Editorial note: This blog was originally posted in 2014 and has been updated.
April 5 2022 — Defer. Defer. Defer. That is usually the name of the game for income tax strategy. What does that mean for how we look at company balance sheets?
The definition of “Deferred Tax Liability” is an account on a company's balance sheet that is a result of temporary differences between the company's accounting and tax carrying values, the anticipated and enacted income tax rate, and estimated taxes payable for the current year. They occur when items of income or expense are treated differently in financial statements than in tax returns. Assets are booked for expected future tax benefits while liabilities are recorded for expected future tax costs. This keeps future tax obligations in front of company stakeholders and financial statement users such as bankers.
Different treatments cause timing differences that are temporary in nature. Common timing differences include cash basis accounting, advance rent income, prepaid expenses, long-term contracts, depreciation methods, deferred compensation, installment sales, prepaid subscription income, bad debt reserves, warranty expense, and loss contingencies. Pass-through entities present a unique issue. S-Corp’s and LLC’s don’t pay taxes, so how can they have deferred taxes? Everyone involved in the financial results of a pass-through entity understands the entity does pay taxes on income earned. The entity pays in the form of equity distributions to its owners.

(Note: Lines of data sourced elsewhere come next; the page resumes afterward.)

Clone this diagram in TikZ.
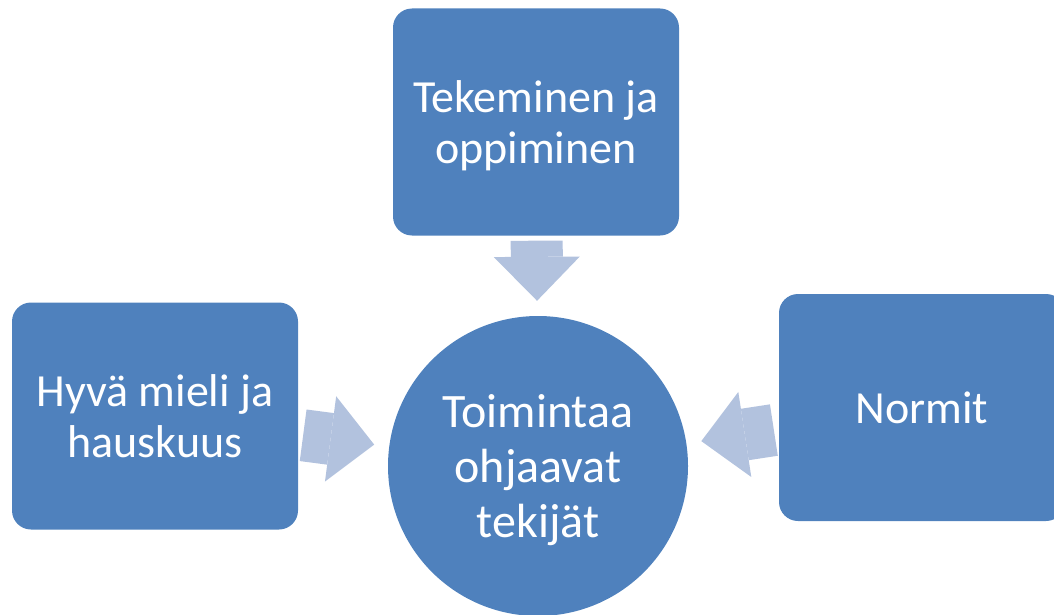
\documentclass[tikz,border=0pt]{standalone}
\usepackage{fontspec}
\setmainfont{Carlito}
\usepackage{tikz}
\usetikzlibrary{arrows.meta,positioning,calc}

\definecolor{boxblue}{HTML}{4F81BD}
\definecolor{arrowblue}{HTML}{B2C2DE}

\tikzset{
  factorbox/.style={rectangle, rounded corners=19pt, fill=boxblue, text=white,
    minimum width=286pt, minimum height=227pt, inner sep=0pt, align=center,
    text depth=0pt, font=\fontsize{46}{51}\selectfont},
  hubcircle/.style={circle, fill=boxblue, text=white, minimum size=300pt,
    inner sep=0pt, align=center, text depth=0pt,
    font=\fontsize{48}{55}\selectfont},
  blockarrow/.style={draw=arrowblue, line width=52pt,
    -{Triangle[width=86pt,length=44pt,line width=0pt]},
    shorten <=5pt, shorten >=15pt}
}

\begin{document}
\begin{tikzpicture}[x=1pt, y=-1pt]
    \useasboundingbox (0,0) rectangle (1054,615);
    \clip (0,0) rectangle (1054,615);

    % Factors and hub
    \node[hubcircle] (hub) at (538,466) {Toimintaa\\ohjaavat\\tekijät};
    \node[factorbox] (doing) at (536,122) {Tekeminen ja\\oppiminen};
    \node[factorbox] (mood) at (155,416) {Hyvä mieli ja\\hauskuus};
    \node[factorbox] (norms) at (922,407.5) {Normit};

    % Arrows into the hub
    \draw[blockarrow] (doing) -- (hub);
    \draw[blockarrow] (mood) -- (hub);
    \draw[blockarrow] (norms) -- (hub);
\end{tikzpicture}
\end{document}
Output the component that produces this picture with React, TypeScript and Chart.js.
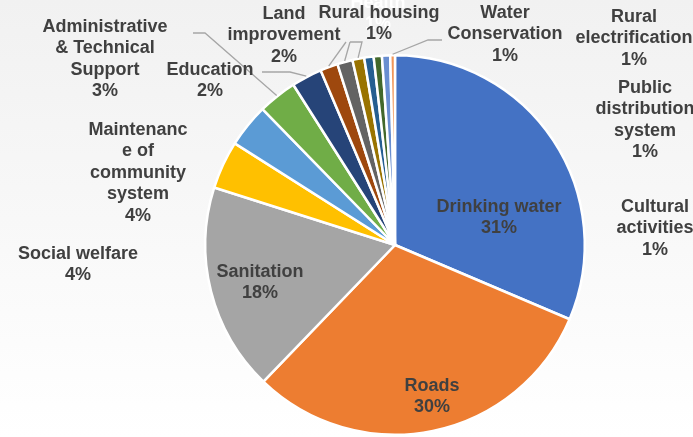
import React, { useEffect, useRef } from "react";
import { Chart, registerables } from "chart.js";

Chart.register(...registerables);

// ---- data ----
const categories = [
  "Drinking water",
  "Roads",
  "Sanitation",
  "Social welfare",
  "Maintenance of community system",
  "Administrative & Technical Support",
  "Education",
  "Land improvement",
  "Rural housing",
  "Health",
  "Rural electrification",
  "Public distribution system",
  "Cultural activities",
  "Water Conservation",
];
const shares = [31.4, 30.8, 17.7, 4.1, 3.7, 3.3, 2.6, 1.5, 1.3, 1.0, 0.8, 0.7, 0.7, 0.4];
const percentLabels = ["31%", "30%", "18%", "4%", "4%", "3%", "2%", "2%", "1%", "1%", "1%", "1%", "1%", "1%"];
// category names as wrapped in the picture
const wrappedNames = [
  ["Drinking water"],
  ["Roads"],
  ["Sanitation"],
  ["Social welfare"],
  ["Maintenanc", "e of", "community", "system"],
  ["Administrative", "& Technical", "Support"],
  ["Education"],
  ["Land", "improvement"],
  ["Rural housing"],
  ["Health"],
  ["Rural", "electrification"],
  ["Public", "distribution", "system"],
  ["Cultural", "activities"],
  ["Water", "Conservation"],
];

// ---- styles / layout ----
const sliceColors = [
  "#4472C4", "#ED7D31", "#A5A5A5", "#FFC000", "#5B9BD5", "#70AD47", "#264478",
  "#9E480E", "#636363", "#997300", "#255E91", "#43682B", "#698ED0", "#F1975A",
];
const labelColors = categories.map((_, i) => (i === 9 ? "#FFFFFF" : "#404040"));
// label centre x, centre y of first line
const labelPos: [number, number][] = [
  [499, 207],
  [432, 386],
  [260, 272],
  [78, 254],
  [138, 130],
  [105, 27],
  [210, 70],
  [284, 14],
  [379, 13],
  [378, 3],
  [634, 17],
  [645, 88],
  [655, 207],
  [505, 13],
];
// leader line points on the label side (the end is on the slice edge)
const leaderStarts: ([number, number][] | null)[] = [
  null, null, null, null, null,
  [[193, 33], [205, 33]],
  [[262, 72], [290, 72]],
  [[346, 42]],
  [[350, 42]],
  [[350, 42], [362, 42]],
  null, null, null,
  [[442, 40], [428, 40]],
];
const LINE_H = 21.5;
const FONT = "bold 18px 'Liberation Sans', Arial, sans-serif";

const labelPlugin = {
  id: "pieLabels",
  afterDatasetsDraw(chart: any) {
    const ctx = chart.ctx as CanvasRenderingContext2D;
    const meta = chart.getDatasetMeta(0);
    ctx.save();
    // leader lines
    ctx.strokeStyle = "#A6A6A6";
    ctx.lineWidth = 1.3;
    leaderStarts.forEach((pts, i) => {
      if (!pts) return;
      const arc = meta.data[i] as any;
      const p = arc.getProps(["x", "y", "startAngle", "endAngle", "outerRadius"], true);
      const mid = (p.startAngle + p.endAngle) / 2;
      const r = p.outerRadius + 1;
      const ax = p.x + Math.cos(mid) * r;
      const ay = p.y + Math.sin(mid) * r;
      ctx.beginPath();
      ctx.moveTo(pts[0][0], pts[0][1]);
      for (let k = 1; k < pts.length; k++) ctx.lineTo(pts[k][0], pts[k][1]);
      ctx.lineTo(ax, ay);
      ctx.stroke();
    });
    // labels (white one first so the grey text stays on top)
    ctx.font = FONT;
    ctx.textAlign = "center";
    ctx.textBaseline = "middle";
    const order = categories.map((_, i) => i).sort((a, b) => (labelColors[b] === "#FFFFFF" ? 1 : 0) - (labelColors[a] === "#FFFFFF" ? 1 : 0));
    order.forEach((i) => {
      const lines = [...wrappedNames[i], percentLabels[i]];
      const [cx, cy] = labelPos[i];
      ctx.fillStyle = labelColors[i];
      lines.forEach((t, k) => ctx.fillText(t, cx, cy + k * LINE_H));
    });
    ctx.restore();
  },
};

export default function App() {
  const ref = useRef<HTMLCanvasElement | null>(null);
  useEffect(() => {
    if (!ref.current) return;
    const chart = new Chart(ref.current, {
      type: "pie",
      data: {
        labels: categories,
        datasets: [
          {
            data: shares,
            backgroundColor: sliceColors,
            borderColor: "#FFFFFF",
            borderWidth: 2.5,
          },
        ],
      },
      options: {
        responsive: false,
        animation: false,
        layout: { padding: { left: 204, right: 107, top: 53, bottom: 0 } },
        plugins: { legend: { display: false }, tooltip: { enabled: false } },
      },
      plugins: [labelPlugin],
    });
    return () => chart.destroy();
  }, []);
  return (
    <div
      style={{
        position: "fixed",
        left: 0,
        top: 0,
        width: 693,
        height: 437,
        background: "linear-gradient(#f1f1f1, #ffffff)",
      }}
    >
      <canvas ref={ref} width={693} height={437} style={{ display: "block" }} />
    </div>
  );
}
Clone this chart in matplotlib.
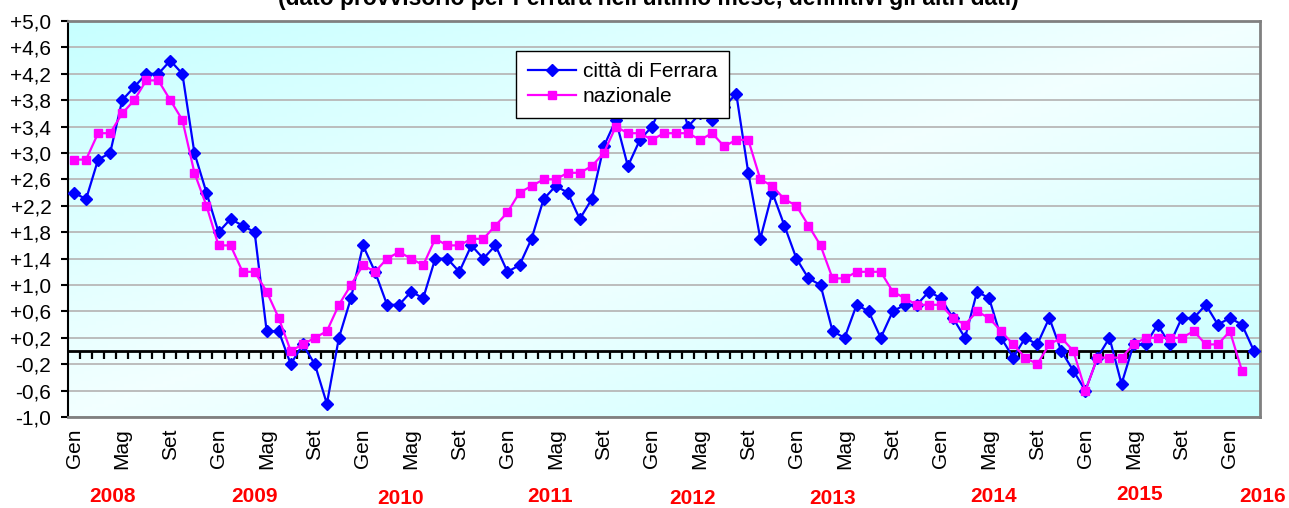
# Variazioni tendenziali dei prezzi al consumo: città di Ferrara vs nazionale
import numpy as np
import matplotlib.pyplot as plt
from matplotlib.transforms import blended_transform_factory

plt.rcParams['font.family'] = ['Liberation Sans', 'DejaVu Sans']

# dati mensili da Gen 2008 (Ferrara ha un mese in più, provvisorio)
ferrara = [2.4, 2.3, 2.9, 3.0, 3.8, 4.0, 4.2, 4.2, 4.4, 4.2, 3.0, 2.4,
           1.8, 2.0, 1.9, 1.8, 0.3, 0.3, -0.2, 0.1, -0.2, -0.8, 0.2, 0.8,
           1.6, 1.2, 0.7, 0.7, 0.9, 0.8, 1.4, 1.4, 1.2, 1.6, 1.4, 1.6,
           1.2, 1.3, 1.7, 2.3, 2.5, 2.4, 2.0, 2.3, 3.1, 3.5, 2.8, 3.2,
           3.4, 3.8, 4.0, 3.4, 3.6, 3.5, 3.7, 3.9, 2.7, 1.7, 2.4, 1.9,
           1.4, 1.1, 1.0, 0.3, 0.2, 0.7, 0.6, 0.2, 0.6, 0.7, 0.7, 0.9,
           0.8, 0.5, 0.2, 0.9, 0.8, 0.2, -0.1, 0.2, 0.1, 0.5, 0.0, -0.3,
           -0.6, -0.1, 0.2, -0.5, 0.1, 0.1, 0.4, 0.1, 0.5, 0.5, 0.7, 0.4,
           0.5, 0.4, 0.0]
nazionale = [2.9, 2.9, 3.3, 3.3, 3.6, 3.8, 4.1, 4.1, 3.8, 3.5, 2.7, 2.2,
             1.6, 1.6, 1.2, 1.2, 0.9, 0.5, 0.0, 0.1, 0.2, 0.3, 0.7, 1.0,
             1.3, 1.2, 1.4, 1.5, 1.4, 1.3, 1.7, 1.6, 1.6, 1.7, 1.7, 1.9,
             2.1, 2.4, 2.5, 2.6, 2.6, 2.7, 2.7, 2.8, 3.0, 3.4, 3.3, 3.3,
             3.2, 3.3, 3.3, 3.3, 3.2, 3.3, 3.1, 3.2, 3.2, 2.6, 2.5, 2.3,
             2.2, 1.9, 1.6, 1.1, 1.1, 1.2, 1.2, 1.2, 0.9, 0.8, 0.7, 0.7,
             0.7, 0.5, 0.4, 0.6, 0.5, 0.3, 0.1, -0.1, -0.2, 0.1, 0.2, 0.0,
             -0.6, -0.1, -0.1, -0.1, 0.1, 0.2, 0.2, 0.2, 0.2, 0.3, 0.1, 0.1,
             0.3, -0.3]
mesi = ['Gen', 'Mag', 'Set']
anni = ['2008', '2009', '2010', '2011', '2012', '2013', '2014', '2015', '2016']

# posizione (in mesi) e altezza (px dall'alto) delle etichette degli anni
anni_x = [3.2, 15.0, 27.1, 39.5, 51.4, 63.0, 76.4, 88.5, 98.7]
anni_y = [496, 496, 498, 496, 499, 498, 496, 494, 496]

W, H = 1289, 508
fig = plt.figure(figsize=(W / 100, H / 100), dpi=100)
ax = fig.add_axes([68 / W, 1 - 417 / H, 1192 / W, 396 / H])

# sfondo sfumato (ciano agli angoli, bianco sulla diagonale)
u = np.linspace(0, 1, 300)
w = np.linspace(0, 1, 120)
U, Wg = np.meshgrid(u, w)
s = np.abs(U + Wg - 1)
r = 0.95 - 0.17 * s
img = np.dstack([r, np.ones_like(r), np.ones_like(r)])
ax.imshow(img, extent=[0, 1, 0, 1], transform=ax.transAxes, aspect='auto', zorder=0)

x_f = np.arange(len(ferrara))
x_n = np.arange(len(nazionale))
ax.plot(x_f, ferrara, color='#0000FF', lw=1.6, marker='D', ms=6.5, mec='#0000FF',
        label='città di Ferrara', zorder=3)
ax.plot(x_n, nazionale, color='#FF00FF', lw=1.6, marker='s', ms=5.5, mec='#FF00FF',
        label='nazionale', zorder=4)

ax.set_xlim(-0.5, 98.5)
ax.set_ylim(-1.0, 5.0)
yt = np.round(np.arange(-1.0, 5.01, 0.4), 1)
ax.set_yticks(yt)
ax.set_yticklabels([f'{v:+.1f}'.replace('.', ',') for v in yt])
ax.yaxis.grid(True, color='#b8b8b8', lw=1.3)
ax.set_axisbelow(True)
ax.tick_params(axis='y', direction='out', length=5, width=1.5, pad=7, labelsize=15)

xt = np.arange(0, 97, 4)
ax.set_xticks(xt)
ax.set_xticklabels([mesi[i % 3] for i in range(len(xt))], rotation=90)
ax.tick_params(axis='x', length=0, pad=8, labelsize=15)

for side in ['top', 'right', 'bottom']:
    ax.spines[side].set_color('#808080')
    ax.spines[side].set_linewidth(2)
ax.spines['left'].set_color('black')
ax.spines['left'].set_linewidth(1.5)

# asse delle ascisse sullo zero, con tacche mensili
zero = ax.secondary_xaxis(1 / 6)
zero.set_xticks(np.arange(0.5, 98.5, 1))
zero.set_xticklabels([])
zero.tick_params(direction='out', length=6, width=1.6, color='black')
zero.spines['bottom'].set_color('black')
zero.spines['bottom'].set_linewidth(2)

leg = ax.legend(loc='upper left', bbox_to_anchor=(0.376, 0.925), fontsize=15,
                frameon=True, fancybox=False, framealpha=1, edgecolor='black',
                handlelength=2.3, handletextpad=0.35, labelspacing=0.3,
                borderpad=0.55, borderaxespad=0)
leg.get_frame().set_linewidth(1.0)
leg.set_zorder(10)

tr = blended_transform_factory(ax.transData, fig.transFigure)
for a, xa, ya in zip(anni, anni_x, anni_y):
    ax.text(xa, 1 - ya / H, a, transform=tr, ha='center', va='center',
            color='#FF0000', fontsize=15, fontweight='bold', clip_on=False)

fig.text(0.503, 1 - 4.5 / H,
         "(dato provvisorio per Ferrara nell'ultimo mese, definitivi gli altri dati)",
         ha='center', va='baseline', fontsize=16.5, fontweight='bold')

fig.savefig('out.png', dpi=100)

The unique issue for pass-throughs? They don’t book deferred tax distributions. There is no deferred tax on the company balance sheet to remind financial statement users of looming future tax obligations.
Common permanent treatment differences include life insurance premiums and proceeds, fines and penalties, as well as meals and entertainment. Examples of exclusions or special deductions are municipal bond interest, dividend received deduction, or percentage depletion.
A deferred tax liability can impact the future cash flow of a non-pass-through company. Because of this, it also can impact the sales price for a business. During an M&A transaction, a savvy buyer will take into account deferred tax liabilities when figuring out how much to offer for a business.
The liability will in essence be treated like a “debt” - but with nuances. The size of the debt is based on the present value of the remaining tax payment differential over the life of the assets. So it matters how much is still owed, over how long, and what the current age of the asset is. Also, the deferred tax liability only has value if the company is expected to be profitable and owe taxes in the future. The accounting can be complex and hiring an M&A advisor to help sort it out may be wise. Deferred tax liability is the kind of thing that can sneak up on people during an M&A negotiation and disrupt a closing late in the process.
The old adage with taxes is: defer defer defer. However, the value of deferred tax liability is always dependent on the current tax code and the various taxation rates. This means if there are significant changes passed in Washington, it may make sense to reconsider your tax deferral strategy.